Let’s talk about emotional support for men.
At various times in my life, I have experienced situations that seemed obviously traumatic or distressing for my partner, where sympathy is shown towards her, and less attention is paid to me; case in point, miscarriage. Of course, in all ways, she’s bearing the majority of the experience, but I’m not invisible. I am engaged, and I daresay I’m more invested than anyone else. While there’s no need to rank my experience over anyone else’s, I have hopes and dreams for another child. I, too, lose when things don’t work out.
In the past, I wouldn’t have cared, because I wanted my partner to get the care that she needed. What was also true is that I was not admitting to myself my own experiences of discomfort and trauma. I’ve come to understand that many men can relate to not wanting to show signs of weakness, especially when our partners are needing strength and comfort.
I’ve also come to realize how destructive this idea is to men.

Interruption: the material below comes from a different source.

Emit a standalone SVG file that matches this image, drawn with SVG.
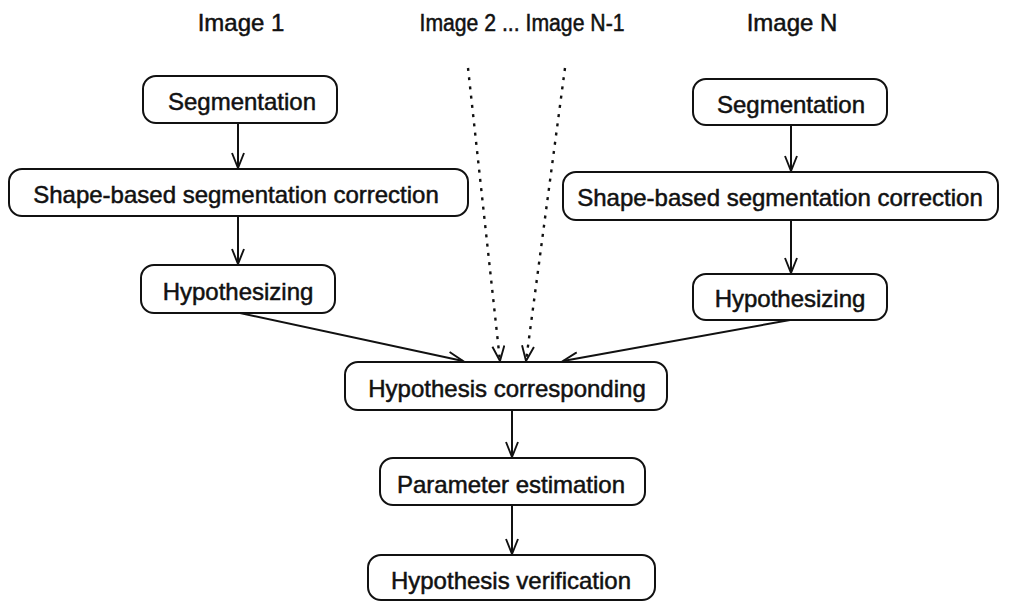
<svg xmlns="http://www.w3.org/2000/svg" width="1013" height="602" viewBox="0 0 1013 602">
<style>
.box{fill:#fff;stroke:#111;stroke-width:2}
.t{font-family:"Liberation Sans",Arial,sans-serif;font-size:24px;fill:#111;stroke:#111;stroke-width:0.5;text-anchor:middle}
.c{fill:none;stroke:#111;stroke-width:2}
.d{fill:none;stroke:#111;stroke-width:2.4;stroke-dasharray:3 6.3}
</style>
<defs>
<marker id="ah" markerUnits="userSpaceOnUse" markerWidth="18" markerHeight="14" refX="16" refY="7" orient="auto" viewBox="0 0 18 14">
<path d="M1,1 L16,7 L1,13" fill="none" stroke="#111" stroke-width="1.9"/>
</marker>
</defs>
<rect width="1013" height="602" fill="#fff"/>
<g id="titles">
<text class="t" x="241" y="31">Image 1</text>
<text class="t" x="522" y="31" style="font-size:23px" textLength="205" lengthAdjust="spacingAndGlyphs">Image 2 ... Image N-1</text>
<text class="t" x="792" y="31">Image N</text>
</g>
<g id="connectors">
<line class="c" x1="238" y1="123" x2="238" y2="168" marker-end="url(#ah)"/>
<line class="c" x1="238" y1="216" x2="238" y2="264" marker-end="url(#ah)"/>
<line class="c" x1="791" y1="125" x2="791" y2="171" marker-end="url(#ah)"/>
<line class="c" x1="791" y1="220" x2="791" y2="273" marker-end="url(#ah)"/>
<line class="c" x1="240" y1="313" x2="463" y2="361" marker-end="url(#ah)"/>
<line class="c" x1="790" y1="320" x2="563" y2="361" marker-end="url(#ah)"/>
<line class="d" x1="468" y1="68" x2="500" y2="361" marker-end="url(#ah)"/>
<line class="d" x1="565" y1="68" x2="526" y2="361" marker-end="url(#ah)"/>
<line class="c" x1="512" y1="410" x2="512" y2="457" marker-end="url(#ah)"/>
<line class="c" x1="512" y1="505" x2="512" y2="554" marker-end="url(#ah)"/>
</g>
<g id="seg1"><rect class="box" x="143" y="76" width="194" height="47" rx="13"/><text class="t" x="242" y="110">Segmentation</text></g>
<g id="shape1"><rect class="box" x="9" y="169" width="459" height="47" rx="13"/><text class="t" x="236" y="203">Shape-based segmentation correction</text></g>
<g id="hyp1"><rect class="box" x="141" y="265" width="194" height="48" rx="13"/><text class="t" x="238" y="300">Hypothesizing</text></g>
<g id="segN"><rect class="box" x="693" y="79" width="194" height="46" rx="13"/><text class="t" x="791" y="113">Segmentation</text></g>
<g id="shapeN"><rect class="box" x="563" y="172" width="435" height="48" rx="13"/><text class="t" x="780" y="206">Shape-based segmentation correction</text></g>
<g id="hypN"><rect class="box" x="693" y="274" width="194" height="46" rx="13"/><text class="t" x="790" y="307">Hypothesizing</text></g>
<g id="hcorr"><rect class="box" x="345" y="362" width="322" height="48" rx="13"/><text class="t" x="507" y="397">Hypothesis corresponding</text></g>
<g id="param"><rect class="box" x="380" y="458" width="265" height="47" rx="13"/><text class="t" x="511" y="493">Parameter estimation</text></g>
<g id="verif"><rect class="box" x="368" y="555" width="287" height="45" rx="13"/><text class="t" x="511" y="589">Hypothesis verification</text></g>
</svg>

It’s an old, and horrifically dysfunctional set of values that we’ve perpetuated amongst men, the idea being that men can’t show vulnerability, and must show up in only certain, socially acceptable, ways to our partners.
I’m painting with broad strokes here, and of course life is far more complex than I’m describing here, but perhaps you can relate, and, if not, perhaps you can tell me what I’m missing? In the meantime…
I’m saying all of this because our family just went through a miscarriage. This was in fact the second miscarriage of 2017, and while that might have made the process of recovering from this experience a bit easier and more familiar, this experience itself has been deeper, more thoughtful, and rich in ways for us to experience life, death, love, and loss.
So, how am I lucky? The thing that I wanted to talk about is how much support I have been getting. To be clear, the support I’m getting hasn’t taken away at all from the support that my partner has received, and it absolutely has helped me with my experience and has helped me be more available and present to my partner and my son and all the other people that have been affected by this experience. The people I have in my life have been adjusting their values, and their ways of relating, such that I don’t have to struggle with that old, outdated paradigm of “staying strong for her”, not at all.
Again, though, the point is that I _can_ stay strong, in addition to feeling weak, afraid, angry, frustrated, confused… all those and more have come up, and, because of my support system, I could have all those emotional responses without fear of guilt, shame, or embarrassment.
So when it comes to “doing it all”, I say that as a man today, in addition to providing and protecting my family, I want to be able to be present for my partner and family, and I want to be able to have all of my emotional experiences, with all the highs and lows.
In fact, I insist on it. I insist that this is a life worth living, not just for myself, but for all those in life; this is a core value of our family. Furthermore, I suggest that when we do this with each other, we create connection, intimacy, and community.
So, I ask you, do you have enough support? Are you supported by like minded people, people that honor you and your experiences? People who, themselves, have developed their support systems, so that they can be present to you? If not, are you willing? Do you know how?
If not, open the conversation with people you do know, with friends and family. You might be surprised at how common a desire it is amongst the people you’ve already brought around you.